Organizations that fail to formulate a compelling “why” for their digital transformations will have a serious uphill battle ahead of them. Simply protecting your bottom line with flashy new technology won’t be very compelling to employees whose jobs are being completely transformed.
According to McKinsey, a transformation is 5.8 times more likely to be successful at organizations where CEOs communicate a compelling, high-level change story. It’s not only the employees who will be working with the new technology who need to understand and buy into the change but management as well. Change needs to come from the top.
In 1962, Everett Rogers proposed a theory called the Adoption Curve, which explains how all new innovations gain popularity by first taking root among a small group of tech-enthusiasts (called innovators). Early adopters then bridge the gap between those innovators and the majority. In the case of organizational digital transformation, the early adopters need to be the management teams.
When proposing new technologies to management, be sure to discuss the overall positive impacts of digital transformation on their areas of concern, including reduced task time, improved efficiencies, fewer errors, and lower costs over time.
Digital transformation is a complicated journey with many steps that requires constant assessments and improvements. If you move too fast, the complexity of each step will overwhelm your team, setting you back or even killing your project.
That’s part of the reason why at Nautical, we’ve found the best strategy for launching a new technology is to integrate it in three phases: Crawl, walk, run.
This is a strategy that everyone understands. As babies, we learn to crawl before we walk, shakily at first and then gaining confidence, and it’s only once we’ve mastered walking that we begin to run.
This concept can foster greater internal adoption of new technologies. Employee experiences will be shaky at first, so it’s important to give your business the opportunity to stumble a few times before you really get it running.
One of the biggest benefits of the crawl, walk, run approach is that it helps employees get acclimatized to digital transformations over time, so it doesn’t feel like they’re being thrown into the deep end.

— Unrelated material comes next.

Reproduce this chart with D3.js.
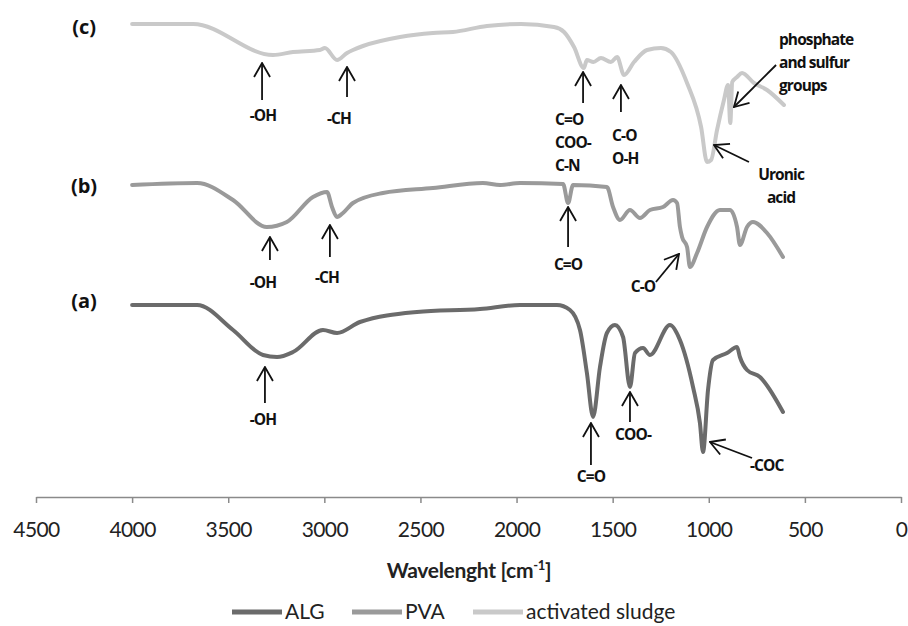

To avoid resistance to the new technology, everyone in your organization needs to understand what the digital transformation will mean for their specific job and what they’ll be expected to do differently. Empower teams to drive change around processes where needed to meet the requirements of the new technology.
You can address this by creating a communication plan specific to each team and getting started before deploying the new technology. Reach out to employees early and make sure to address department-specific pain points.
Every employee has fears and perspectives specific to their daily tasks. If you take the time to explain the value of digital transformation to their individual jobs, you’ll be building excitement instead of uncertainty.
Looking for the right words? Check out Nautical's glossary of terms to help communicate changes.
You may think that custom-building your technology will make it easier to meet employees' expectations and needs, but the numbers show that internal adoption is generally lower for custom transformations.
For example, when it comes to marketplaces in particular, 70% of organizations that built their own marketplace software saw their internal teams’ willingness to use the technology as a challenge, according to the Forrester study, compared to 47% of those who purchased vendor platforms.
The best option for most businesses is to buy and build their new technology: buy the backend and build the front end.
This mixed strategy gives businesses the ability to deliver reliable technology that meets employees’ day-to-day needs, while still offering customization options to suit your specific goals.
Digital transformation, despite its name, is a very human challenge. Getting your employees on board with the changes you want to see starts with a comprehensive change management approach. Once you find your why, start at the top, move slowly, communicate often, and work with a technology partner to ensure maximum internal adoption.